Por Tomas Abraham
Sartre irrumpe en la filosofía del siglo XX con trabajos sobre la
fenomenología y sus efectos en el campo de la psicología. Fue en
1933, al viajar a Alemania por recomendación de Raymond Aron, como
se acerca al pensamiento de Husserl y a su método concreto de
aproximación a las cosas. A la filosofía le faltaba carne. Estaba
excedida de moralina neokantiana, espiritualismo bergsoniano y
respetabilidad académica. No era más que la legitimación de la
mediocridad de la burguesía republicana.
Lo que le interesa es el problema de la conciencia y su
inscripción en el mundo a través del diagrama de la intencionalidad.

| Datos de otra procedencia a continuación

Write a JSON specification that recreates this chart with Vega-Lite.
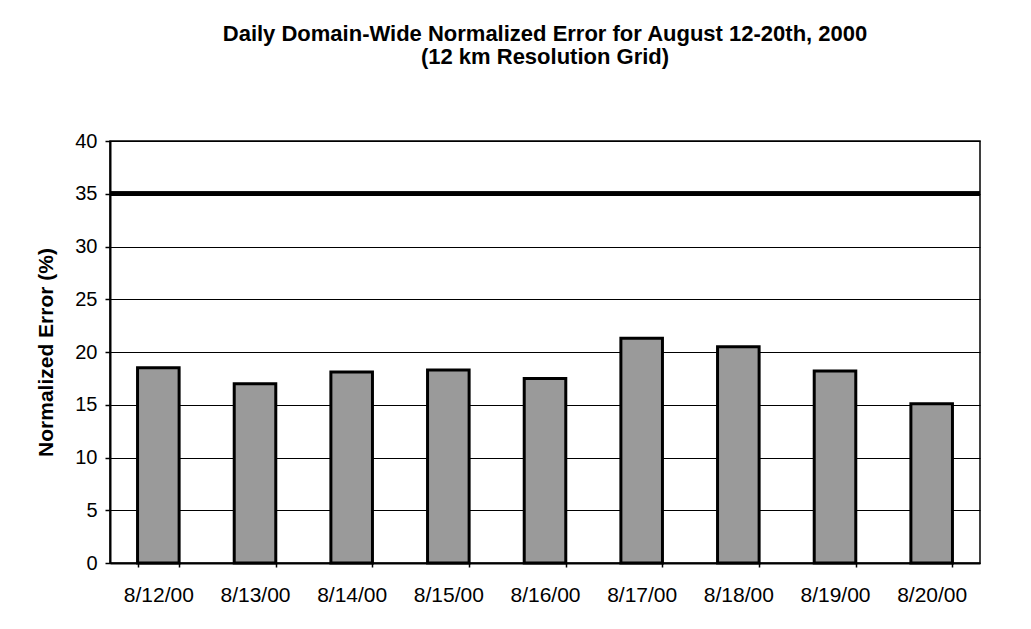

La conciencia es pensada como una dirección, un espectro que se abre
como una lente multifocal, impulsado por un movimiento centrífugo.
Siempre estamos afuera, y de perfil. La plenitud del ser, que se da
en el objeto que es en sí, no le corresponde al ser humano, que se
define por la fisura consciente y porque estamos sesgados respecto
del mundo. Estamos condenados a elegir permanentemente por esta
característica ontológica que nos hace reflexivos y nos obliga a
decidir.
El hombre es decisión, y en este sentido se lo caracteriza como
libre. Mateo es un personaje de las novelas de Sartre. Es un hombre
solitario, escéptico y apático, a pesar de las bellas mujeres que lo
miman. No es un melancólico sino lo que después se llamó
“existencialista”. Un ser que vive con desgano, que no cree en
ningún ser superior, que envidia a los que creen en el sentido de la
vida y de la historia que le resultan lejanos y extraños, y que roza
las más imprevisibles aventuras por azar. Fumar un corto negro sin
filtro o morder una pipa curva, pasearse con perramus sin rumbo,
meterse en algún lugar para escuchar jazz y dejarse llevar a un
dormitorio cualquiera por Juliette Greco son parte de la cosmética
de aquella filosofía.
Sartre se hace popular con el teatro. Su primera obra, Las
moscas, pretende aludir a un mundo opresivo, pero con la suficiente
sofisticación como para que aplaudieran con entusiasmo el comité de
censura que controlaba la cultura con la lista Otto –que prohibía la
circulación de autores negros, judíos, homosexuales, comunistas– y
los espectadores uniformados y colaboracionistas.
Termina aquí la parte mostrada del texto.